The French challenge for the Melbourne Cup is approaching full speed again with defending champion and favourite Americain and second favourite Dunaden stepping up their work after their recent wins.
Americain had been given an easy few days following his Drake International Cup success at Moonee Valley on Saturday and Dunaden had also been allowed plenty of time to recover from his victory in last week’s Geelong Cup.
Assistant trainer Stephanie Nigge said Americain had recovered more quickly from this year’s Cup lead-up than he had 12 months ago.
“He didn’t have a hard run on Saturday and mentally he has recovered better,” Nigge said.

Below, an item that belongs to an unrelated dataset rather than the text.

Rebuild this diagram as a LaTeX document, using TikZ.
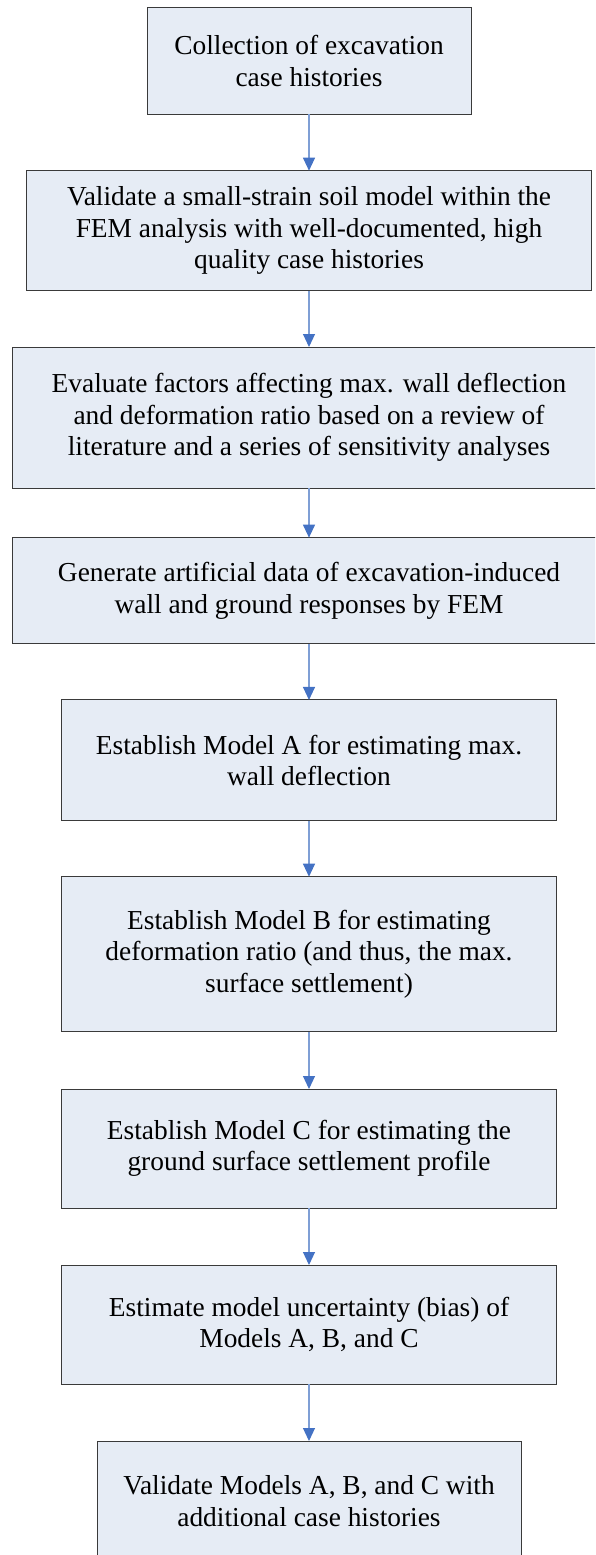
\documentclass[tikz,border=0pt]{standalone}
\usepackage{fontspec}
\IfFontExistsTF{LiberationSerif-Regular.ttf}
  {\newfontfamily\tnrfont[Extension=.ttf,UprightFont=*-Regular]{LiberationSerif}}
  {\newfontfamily\tnrfont{Liberation Serif}}
\usetikzlibrary{arrows.meta}
\definecolor{boxfill}{HTML}{E6ECF5}
\definecolor{boxline}{HTML}{3A3A3A}
\definecolor{arrline}{HTML}{7F9FD5}
\definecolor{arrhead}{HTML}{4472C4}
\begin{document}
\begin{tikzpicture}[x=1pt,y=-1pt,
  stepbox/.style={draw=boxline, fill=boxfill, line width=1pt, align=center,
    inner sep=0pt, outer sep=0pt,
    font=\tnrfont\fontsize{27.4}{31.5}\selectfont},
  flow/.style={draw=arrline, line width=1.1pt,
    -{Triangle[width=12pt,length=13pt,color=arrhead]}}]
\useasboundingbox (0,0) rectangle (595,1555);
\clip (0,0) rectangle (595,1555);
\node[stepbox, minimum width=324pt, minimum height=106.5pt] (b1) at (309,60.75)
  {Collection of excavation\\case histories};
\node[stepbox, minimum width=564.6pt, minimum height=120pt] (b2) at (309,230.7)
  {Validate a small-strain soil model within the\\FEM analysis with well-documented, high\\quality case histories};
\node[stepbox, minimum width=592.6pt, minimum height=141pt] (b3) at (309,417.5)
  {Evaluate factors affecting max. wall deflection\\and deformation ratio based on a review of\\literature and a series of sensitivity analyses};
\node[stepbox, minimum width=592.6pt, minimum height=106.3pt] (b4) at (309,590.8)
  {Generate artificial data of excavation-induced\\wall and ground responses by FEM};
\node[stepbox, minimum width=494.6pt, minimum height=120.7pt] (b5) at (309,760.3)
  {Establish Model A for estimating max.\\wall deflection};
\node[stepbox, minimum width=494.6pt, minimum height=155pt] (b6) at (309,954.2)
  {Establish Model B for estimating\\deformation ratio (and thus, the max.\\surface settlement)};
\node[stepbox, minimum width=494.6pt, minimum height=119pt] (b7) at (309,1148.5)
  {Establish Model C for estimating the\\ground surface settlement profile};
\node[stepbox, minimum width=494.6pt, minimum height=119pt] (b8) at (309,1324.5)
  {Estimate model uncertainty (bias) of\\Models A, B, and C};
\node[stepbox, minimum width=424pt, minimum height=120pt] (b9) at (309,1501)
  {Validate Models A, B, and C with\\additional case histories};
\draw[flow] (b1) -- (b2);
\draw[flow] (b2) -- (b3);
\draw[flow] (b3) -- (b4);
\draw[flow] (b4) -- (b5);
\draw[flow] (b5) -- (b6);
\draw[flow] (b6) -- (b7);
\draw[flow] (b7) -- (b8);
\draw[flow] (b8) -- (b9);
\end{tikzpicture}
\end{document}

“He was still a bit stiff this morning, but that’s because he was going slower.
“If we stretched him out he would feel fine.”
Americain resumed his normal schedule on Wednesday, walking a lap of Werribee before he clicked into gear for his usual strong canter over 2000 metres followed by a another 20 minutes walk.
He is now a clear $4 favourite to win his second Melbourne Cup, with Dunaden at $7 and German import Lucas Cranach next best at $8.
Nigge said Americain would maintain his present schedule leading up to next Tuesday’s race.
“He is ready now and we don’t need to do anything different before the Cup, just keep him happy,” she said.
Trainer Alain de Royer-Dupre arrives in Melbourne over the weekend to supervise his final few days of preparation.
Dunaden also had his most serious work since winning the Geelong Cup when he galloped over 1500 metres without being fully extended.
The same could not be said for Luca Cumani’s notoriously poor trackworker Drunken Sailor who failed to exert himself against stablemate Manighar in a 1400m gallop.
Wearing blinkers for the first time, Manighar and his lead horse finished on terms, four lengths in front of Drunken Sailor, covering their last 800 metres in 49.4 seconds and last 400 metres in 24.6s.
Cumani said he was hopeful the blinkers would sharpen up Manighar, but he is still undecided whether they will be added to his gear for next Tuesday’s assignment.
Eight hours later, Cumani endured further disappointment when his former Chilean galloper Sahara Sun ran poorly in the Bendigo Cup (2400m).
The horse had held the final place in the Melbourne Cup order of entry, but is now less than certain of taking his place.
Should Sahara Sun not run, the chances of his stablemate Bauer making the field would be slightly improved.